The diagnosis of post-HSVE autoimmune encephalitis can be challenging as the median onset is 32 days after initial infection, ¹ temporally overlapping with non-autoimmune complications of HSVE such as viral relapse or seizure disorder. ² At this juncture, a cohort of 14 patients with post-HSV autoimmune encephalitis had no difference in fluid attenuated inversion recovery (FLAIR) lesion volume or CSF pleocytosis compared to those that did not develop autoimmune encephalitis. New MRI enhancement occurred without any difference between these groups 1–3 months post-HSVE, ¹ although the migrating MRI enhancement distant from initial areas of injury seen in this patient may be a more specific finding for post-HSVE autoimmune encephalitis. Additionally contributing to diagnostic uncertainty, 25%–30% of patients develop neuronal surface antibodies but do not go on to develop autoimmune encephalitis. ^1,2 While nearly all patients with autoimmune encephalitis post-HSVE have a cell surface antibody, ² 18%–26% will have an unidentified antibody indicated only by CSF or serum reactivity with live neuronal culture. ¹ Neural antibody detection using live cultured neurons is not routinely performed in many clinical laboratories, which may be the reason for negative neural antibody testing among a subset of patients suspected to have post-HSVE autoimmune encephalitis like in this case.
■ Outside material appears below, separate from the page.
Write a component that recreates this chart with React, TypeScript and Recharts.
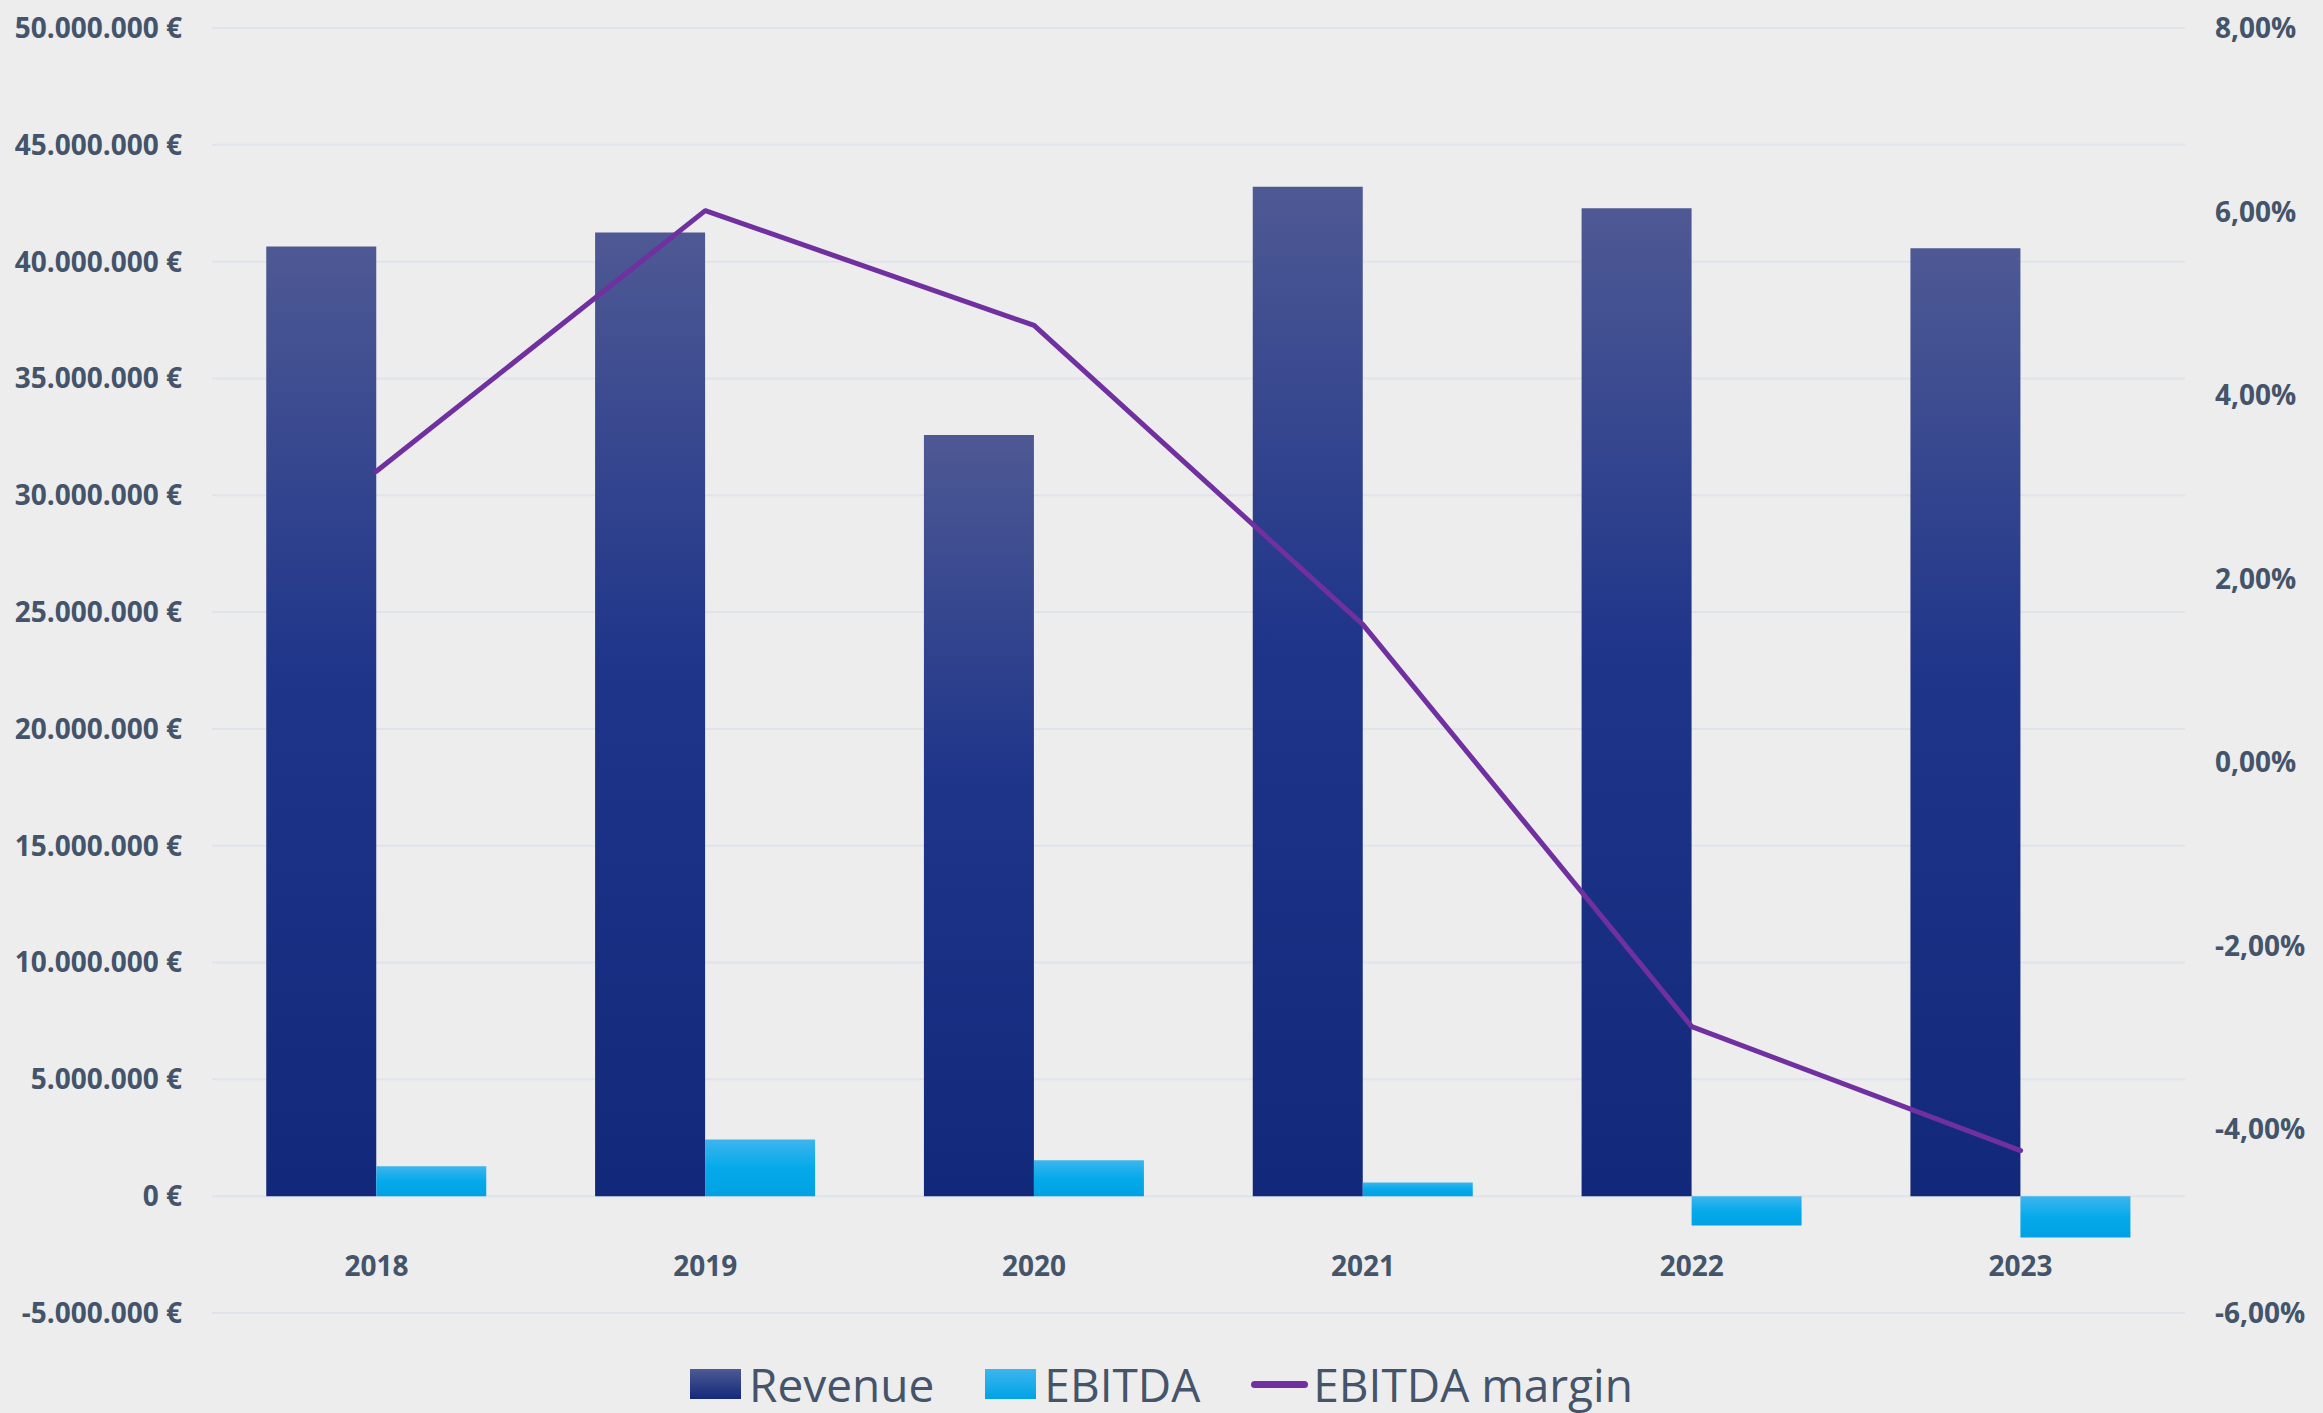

Despite its infrequent use in critical care, SPECT is an effective adjunctive test where NCSE is suspected despite unclear EEG findings, ^4,5 and in the setting of neuroinflammation. ^8,9 Although most nuclear imaging studies done to detect autoimmune encephalitis and NCSE have used PET, ^6,7 SPECT permits ictal subtraction which has greater sensitivity than PET for seizure detection ¹¹ and allows the disentanglement of simultaneous inflammation and seizures. Ictal subtraction is effective in the setting of neurological comorbidities such as post-stroke epilepsy ¹² but has rarely been used to detect status epilepticus. ^4,5,13 While alternating burst suppression and lifting sedation to manage NCSE provides a natural opportunity to perform ictal subtraction SPECT, producing an interictal state by burst suppression may introduce limitations including global changes to brain perfusion. Further study is required to determine the sensitivity and specificity of SPECT findings for neuroinflammation and seizure activity when both are simultaneously present.